Et pour les États-Unis, l’enjeu est de taille : jamais jusqu’ici le pays ne s’est retrouvé en défaut sur sa dette et cette dernière sert de valeur refuge pour le secteur financier mondial, du fait de la solidité de la garantie américaine.

Défaut possible début juin

Un défaut « provoquerait une catastrophe économique et financière », a de nouveau alerté mardi la secrétaire américaine au Trésor, Janet Yellen.

Contrairement à la majorité des économies avancées, la dette américaine est plafonnée et son niveau doit faire l’objet d’un vote du Congrès afin de suivre sa hausse régulière. Une situation qui s’est déjà produite à 78 reprises depuis le début des années 60, le plus souvent sans difficulté.

Trouver rapidement un consensus est dès lors une nécessité pour les États-Unis, d’autant que le défaut pourrait se produire plus rapidement que prévu initialement.

Dans une note publiée lundi, Moody’s Analytics anticipe ainsi un risque de défaut « possiblement début juin », un risque qui commence à être pris en compte par les investisseurs, comme en témoignent les coûts d’assurance pour se couvrir d’un défaut de paiement des États-Unis, au plus haut depuis 2011.
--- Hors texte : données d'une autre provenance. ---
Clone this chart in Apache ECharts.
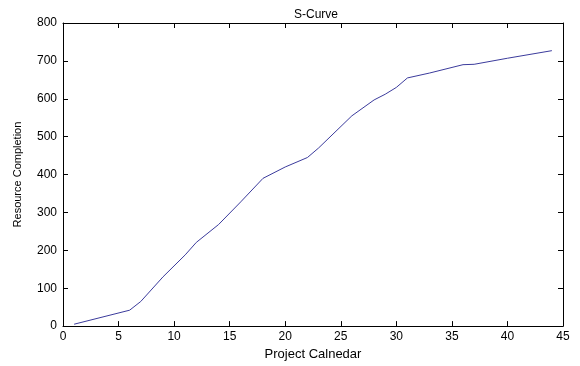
<!DOCTYPE html>
<html>
<head>
<meta charset="utf-8">
<script src="https://cdn.jsdelivr.net/npm/echarts@6/dist/echarts.min.js"></script>
<style>
  html, body { margin: 0; padding: 0; background: #fff; }
  #chart { width: 580px; height: 366px; }
</style>
</head>
<body>
<div id="chart"></div>
<script>
// project day and cumulative resource completion
const days = [1, 6, 7, 9, 11, 12, 14, 16, 18, 20, 22, 23, 26, 28, 29, 30, 31, 33, 36, 37, 40, 44]
const completion = [5, 42, 65, 130, 188, 221, 268, 328, 390, 420, 445, 470, 555, 597, 612, 630, 655, 668, 690, 691, 707, 727]

const font = 'Liberation Sans, Arial, sans-serif'
const ink = '#000'

const boxAxis = (extra) => Object.assign({
  axisLine: { show: true, onZero: false, lineStyle: { color: ink, width: 1 } },
  axisTick: { show: true, inside: true, length: 5, lineStyle: { color: ink } },
  splitLine: { show: false },
  axisLabel: { show: false }
}, extra)

const chart = echarts.init(document.getElementById('chart'))
chart.setOption({
  animation: false,
  backgroundColor: '#fff',
  title: {
    text: 'S-Curve',
    left: 311,
    textAlign: 'center',
    top: 4,
    textStyle: { fontFamily: font, fontSize: 12, fontWeight: 'normal', color: ink }
  },
  grid: { left: 63, right: 17, top: 23, bottom: 36 },
  xAxis: [
    boxAxis({
      type: 'value', min: 0, max: 45, interval: 5, position: 'bottom',
      name: 'Project Calnedar', nameLocation: 'middle', nameGap: 20,
      nameTextStyle: { fontFamily: font, fontSize: 13, color: ink },
      axisLabel: { show: true, fontFamily: font, fontSize: 12, color: ink, margin: 5 }
    }),
    boxAxis({ type: 'value', min: 0, max: 45, interval: 5, position: 'top' })
  ],
  yAxis: [
    boxAxis({
      type: 'value', min: 0, max: 800, interval: 100, position: 'left',
      name: 'Resource Completion', nameLocation: 'middle', nameGap: 40,
      nameTextStyle: { fontFamily: font, fontSize: 11, color: ink },
      axisLabel: { show: true, fontFamily: font, fontSize: 12, color: ink, margin: 6 }
    }),
    boxAxis({ type: 'value', min: 0, max: 800, interval: 100, position: 'right' })
  ],
  series: [{
    type: 'line',
    xAxisIndex: 0,
    yAxisIndex: 0,
    data: days.map((d, i) => [d, completion[i]]),
    showSymbol: false,
    lineStyle: { color: '#3b3b9c', width: 1 }
  }]
})
</script>
</body>
</html>
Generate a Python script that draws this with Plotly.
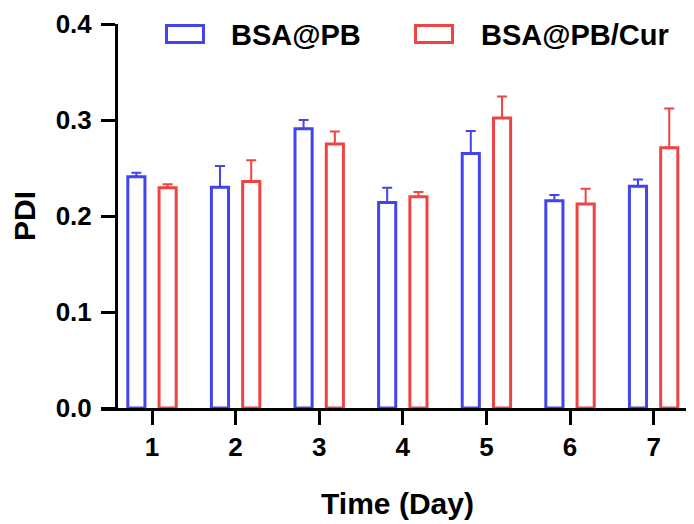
import plotly.graph_objects as go

days = [1, 2, 3, 4, 5, 6, 7]
tick_labels = ["1", "2", "3", "4", "5", "6", "7"]
series_names = ["BSA@PB", "BSA@PB/Cur"]
bsa_pb = [0.241, 0.230, 0.291, 0.214, 0.265, 0.216, 0.231]
bsa_pb_err = [0.004, 0.022, 0.009, 0.0155, 0.0236, 0.006, 0.007]
bsa_pb_cur = [0.2295, 0.236, 0.275, 0.220, 0.302, 0.2125, 0.271]
bsa_pb_cur_err = [0.0035, 0.022, 0.013, 0.005, 0.0226, 0.016, 0.041]

BLUE = "rgb(68,68,238)"
RED = "rgb(238,68,68)"
FONT = "Liberation Sans, Arial, sans-serif"

fig = go.Figure()
for name, vals, errs, col in [
    (series_names[0], bsa_pb, bsa_pb_err, BLUE),
    (series_names[1], bsa_pb_cur, bsa_pb_cur_err, RED),
]:
    fig.add_trace(go.Bar(
        x=days, y=vals, name=name,
        marker=dict(color="rgba(255,255,255,0)", line=dict(color=col, width=3)),
        error_y=dict(type="data", array=errs, arrayminus=[0] * len(errs),
                     symmetric=False, color=col, thickness=2, width=5),
        showlegend=False,
    ))

# page body has an 8px margin; compensate so the plot lands where the reference has it
OFF = 8
W, H = 694 - OFF, 524 - OFF
L, R, T, B = 101 - OFF, 0, 24 - OFF, 116
pw, ph = W - L - R, H - T - B

def px(xp):  # screen px -> paper
    return (xp - OFF - L) / pw

def py(yp):
    return (H - B - (yp - OFF)) / ph

# manual legend (rectangular keys like the reference)
for i, (name, col) in enumerate(zip(series_names, [BLUE, RED])):
    x0 = [166.5, 415.5][i]
    fig.add_shape(type="rect", xref="paper", yref="paper",
                  x0=px(x0), x1=px(x0 + 37), y0=py(42.5), y1=py(25.5),
                  line=dict(color=col, width=3), fillcolor="rgba(0,0,0,0)")
    fig.add_annotation(xref="paper", yref="paper", x=px([229, 479][i]), y=py(35),
                       text=name, showarrow=False, xanchor="left", yanchor="middle",
                       font=dict(family=FONT, size=29, color="black", weight="bold"))

fig.update_layout(
    width=W, height=H,
    margin=dict(l=L, r=R, t=T, b=B, pad=0, autoexpand=False),
    paper_bgcolor="white", plot_bgcolor="white",
    barmode="group", bargap=0.252, bargroupgap=0.452,
    font=dict(family=FONT, color="black"),
    xaxis=dict(
        range=[0.39, 7.483], tickmode="array", tickvals=days, ticktext=tick_labels,
        automargin=False,
        showline=True, linecolor="black", linewidth=3, showgrid=False, zeroline=False,
        ticks="outside", ticklen=14, tickwidth=3, tickcolor="black",
        tickfont=dict(family=FONT, size=26, color="black", weight="bold"),
        ticklabelstandoff=0,
        title=dict(text="Time (Day)", standoff=32,
                   font=dict(family=FONT, size=30, color="black", weight="bold")),
    ),
    yaxis=dict(
        range=[0, 0.4], tickmode="array", tickvals=[0, 0.1, 0.2, 0.3, 0.4],
        ticktext=["0.0", "0.1", "0.2", "0.3", "0.4"],
        anchor="free", position=15 / pw, automargin=False,
        showline=True, linecolor="black", linewidth=3, showgrid=False, zeroline=False,
        ticks="outside", ticklen=14, tickwidth=3, tickcolor="black",
        tickfont=dict(family=FONT, size=26, color="black", weight="bold"),
        ticklabelstandoff=4,
        title=dict(text="PDI", standoff=14,
                   font=dict(family=FONT, size=30, color="black", weight="bold")),
    ),
)

fig.write_html("out.html")
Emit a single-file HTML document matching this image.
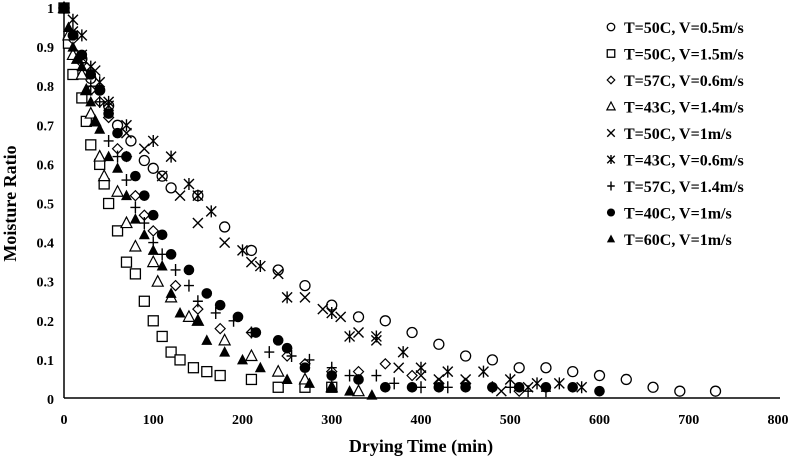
<!DOCTYPE html>
<html><head><meta charset="utf-8"><style>
body{margin:0;background:#fff}
svg text{font-family:"Liberation Serif",serif;font-weight:bold;fill:#000}
</style></head><body>
<svg id="chart" width="794" height="461"></svg>
<script>
const xTicks=[0,100,200,300,400,500,600,700,800];
const yTicks=[0,0.1,0.2,0.3,0.4,0.5,0.6,0.7,0.8,0.9,1];
const seriesNames=["T=50C, V=0.5m/s","T=50C, V=1.5m/s","T=57C, V=0.6m/s","T=43C, V=1.4m/s","T=50C, V=1m/s","T=43C, V=0.6m/s","T=57C, V=1.4m/s","T=40C, V=1m/s","T=60C, V=1m/s"];
const seriesMarkers=["circle","square","diamond","triangle","x","asterisk","plus","dot","filltri"];
const s0=[[0,1],[10,0.93],[20,0.87],[30,0.82],[40,0.79],[50,0.75],[60,0.70],[75,0.66],[90,0.61],[100,0.59],[110,0.57],[120,0.54],[150,0.52],[180,0.44],[210,0.38],[240,0.33],[270,0.29],[300,0.24],[330,0.21],[360,0.20],[390,0.17],[420,0.14],[450,0.11],[480,0.10],[510,0.08],[540,0.08],[570,0.07],[600,0.06],[630,0.05],[660,0.03],[690,0.02],[730,0.02]];
const s1=[[0,1],[5,0.91],[10,0.83],[20,0.77],[25,0.71],[30,0.65],[40,0.60],[45,0.55],[50,0.50],[60,0.43],[70,0.35],[80,0.32],[90,0.25],[100,0.20],[110,0.16],[120,0.12],[130,0.10],[145,0.08],[160,0.07],[175,0.06],[210,0.05],[240,0.03],[270,0.03],[300,0.03]];
const s2=[[0,1],[10,0.92],[20,0.86],[30,0.79],[40,0.76],[50,0.72],[60,0.64],[70,0.62],[80,0.52],[90,0.47],[100,0.43],[125,0.29],[150,0.23],[175,0.18],[210,0.17],[250,0.11],[270,0.09],[300,0.07],[330,0.07],[360,0.09],[390,0.06],[420,0.04],[450,0.04],[510,0.02]];
const s3=[[0,1],[5,0.93],[10,0.88],[15,0.87],[20,0.83],[25,0.79],[30,0.73],[35,0.71],[40,0.62],[45,0.57],[60,0.53],[70,0.45],[80,0.39],[100,0.35],[105,0.30],[120,0.26],[140,0.21],[150,0.20],[180,0.15],[210,0.11],[240,0.07],[270,0.05],[300,0.03],[330,0.02]];
const s4=[[0,1],[10,0.94],[20,0.88],[35,0.84],[50,0.75],[70,0.68],[90,0.64],[110,0.57],[130,0.52],[150,0.45],[180,0.40],[210,0.35],[240,0.32],[270,0.26],[290,0.23],[310,0.21],[330,0.17],[350,0.15],[375,0.08],[400,0.06],[420,0.05],[450,0.05],[490,0.02],[520,0.03]];
const s5=[[0,1],[10,0.97],[20,0.93],[30,0.85],[40,0.81],[50,0.76],[70,0.70],[100,0.66],[120,0.62],[140,0.55],[150,0.52],[165,0.48],[200,0.38],[220,0.34],[250,0.26],[300,0.22],[320,0.16],[350,0.16],[380,0.12],[400,0.08],[430,0.07],[470,0.07],[500,0.05],[530,0.04],[555,0.04],[580,0.03]];
const s6=[[0,1],[10,0.94],[20,0.86],[30,0.80],[40,0.76],[50,0.66],[60,0.62],[70,0.56],[80,0.49],[90,0.45],[100,0.40],[110,0.37],[125,0.33],[140,0.29],[150,0.25],[170,0.22],[190,0.20],[210,0.17],[230,0.12],[255,0.11],[275,0.10],[300,0.08],[320,0.06],[350,0.06],[370,0.04],[400,0.03],[430,0.03],[480,0.03],[500,0.03],[520,0.02],[540,0.02]];
const s7=[[0,1],[10,0.93],[20,0.88],[30,0.83],[40,0.79],[50,0.73],[60,0.68],[70,0.62],[80,0.57],[90,0.52],[100,0.47],[110,0.42],[120,0.37],[140,0.33],[160,0.27],[175,0.24],[195,0.21],[215,0.17],[240,0.15],[250,0.13],[270,0.08],[300,0.06],[330,0.05],[360,0.03],[390,0.03],[420,0.03],[450,0.03],[480,0.03],[510,0.03],[540,0.03],[570,0.03],[600,0.02]];
const s8=[[0,1],[5,0.95],[10,0.90],[15,0.87],[20,0.85],[25,0.79],[30,0.76],[35,0.71],[40,0.69],[50,0.62],[60,0.59],[70,0.52],[80,0.46],[90,0.42],[100,0.38],[110,0.34],[120,0.27],[130,0.22],[150,0.20],[160,0.15],[180,0.12],[200,0.10],[220,0.08],[250,0.05],[275,0.04],[300,0.03],[320,0.02],[345,0.01]];
const allSeries=[s0,s1,s2,s3,s4,s5,s6,s7,s8];

const NS="http://www.w3.org/2000/svg";
const svg=document.getElementById("chart");
const X0=64,X1=778,Y0=399,Y1=8;
const xs=v=>X0+(v/800)*(X1-X0);
const ys=v=>Y0-v*(Y0-Y1);
function mk(tag,attrs,parent){const e=document.createElementNS(NS,tag);for(const k in attrs)e.setAttribute(k,attrs[k]);(parent||svg).appendChild(e);return e;}
function marker(type,cx,cy,g,s){
  s=s||1;const r=5*s;
  if(type==="circle")return mk("circle",{cx,cy,r,fill:"#fff",stroke:"#000","stroke-width":1.3},g);
  if(type==="dot")return mk("circle",{cx,cy,r:r+0.3,fill:"#000"},g);
  if(type==="square")return mk("rect",{x:cx-r,y:cy-r,width:2*r,height:2*r,fill:"#fff",stroke:"#000","stroke-width":1.3},g);
  if(type==="diamond")return mk("path",{d:`M${cx} ${cy-r}L${cx+r} ${cy}L${cx} ${cy+r}L${cx-r} ${cy}Z`,fill:"#fff",stroke:"#000","stroke-width":1.2},g);
  if(type==="triangle")return mk("path",{d:`M${cx} ${cy-1.2*r}L${cx+1.1*r} ${cy+0.9*r}L${cx-1.1*r} ${cy+0.9*r}Z`,fill:"#fff",stroke:"#000","stroke-width":1.2},g);
  if(type==="filltri")return mk("path",{d:`M${cx} ${cy-1.2*r}L${cx+1.1*r} ${cy+0.9*r}L${cx-1.1*r} ${cy+0.9*r}Z`,fill:"#000"},g);
  if(type==="x")return mk("path",{d:`M${cx-r} ${cy-r}L${cx+r} ${cy+r}M${cx+r} ${cy-r}L${cx-r} ${cy+r}`,stroke:"#000","stroke-width":1.4},g);
  if(type==="plus")return mk("path",{d:`M${cx-r} ${cy}L${cx+r} ${cy}M${cx} ${cy-1.2*r}L${cx} ${cy+1.2*r}`,stroke:"#000","stroke-width":1.4},g);
  if(type==="asterisk")return mk("path",{d:`M${cx-r} ${cy-r}L${cx+r} ${cy+r}M${cx+r} ${cy-r}L${cx-r} ${cy+r}M${cx} ${cy-1.2*r}L${cx} ${cy+1.2*r}`,stroke:"#000","stroke-width":1.4},g);
}
const ax=mk("line",{x1:X0,y1:Y1,x2:X0,y2:Y0-1,stroke:"#000","stroke-width":1.5});


const bx=mk("line",{x1:X0,y1:Y0-1,x2:X1+2,y2:Y0-1,stroke:"#000","stroke-width":1.5});


xTicks.forEach(t=>{const e=mk("text",{x:xs(t),y:Y0+25,"text-anchor":"middle","font-size":14});e.textContent=t;

});
yTicks.forEach(t=>{const e=mk("text",{x:54,y:ys(t)+5,"text-anchor":"end","font-size":14});e.textContent=String(+t.toFixed(1));

});
const xt=mk("text",{x:(X0+X1)/2,y:452,"text-anchor":"middle","font-size":18});xt.textContent="Drying Time (min)";


const yt=mk("text",{x:0,y:0,"text-anchor":"middle","font-size":18,transform:`translate(16,${(Y0+Y1)/2}) rotate(-90)`});yt.textContent="Moisture Ratio";


allSeries.forEach((s,i)=>{
  const g=mk("g",{});
  
  
  s.forEach(p=>{const m=marker(seriesMarkers[i],xs(p[0]),ys(p[1]),g);
    
    });
});
seriesNames.forEach((n,i)=>{
  const g=mk("g",{});
  
  
  const cy=27+i*26.5;
  marker(seriesMarkers[i],611,cy,g,0.75);
  const t=mk("text",{x:624,y:cy+6,"font-size":16},g);t.textContent=n;
});
</script>
</body></html>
Le plan de M. McCarthy est-il dès lors la solution ? Pas nécessairement car, selon Moody’s, ce dernier aurait un impact réel sur l’économie : une baisse de 0,6 point de pourcentage de la croissance potentielle américaine pour 2024 ainsi que la destruction de 780 000 emplois, de quoi faire trembler les républicains modérés.

« Le Congrès doit voter une hausse ou une suspension du plafond de la dette. Il doit le faire sans conditions. Et il ne doit pas attendre la dernière minute », a martelé Janet Yellen mardi.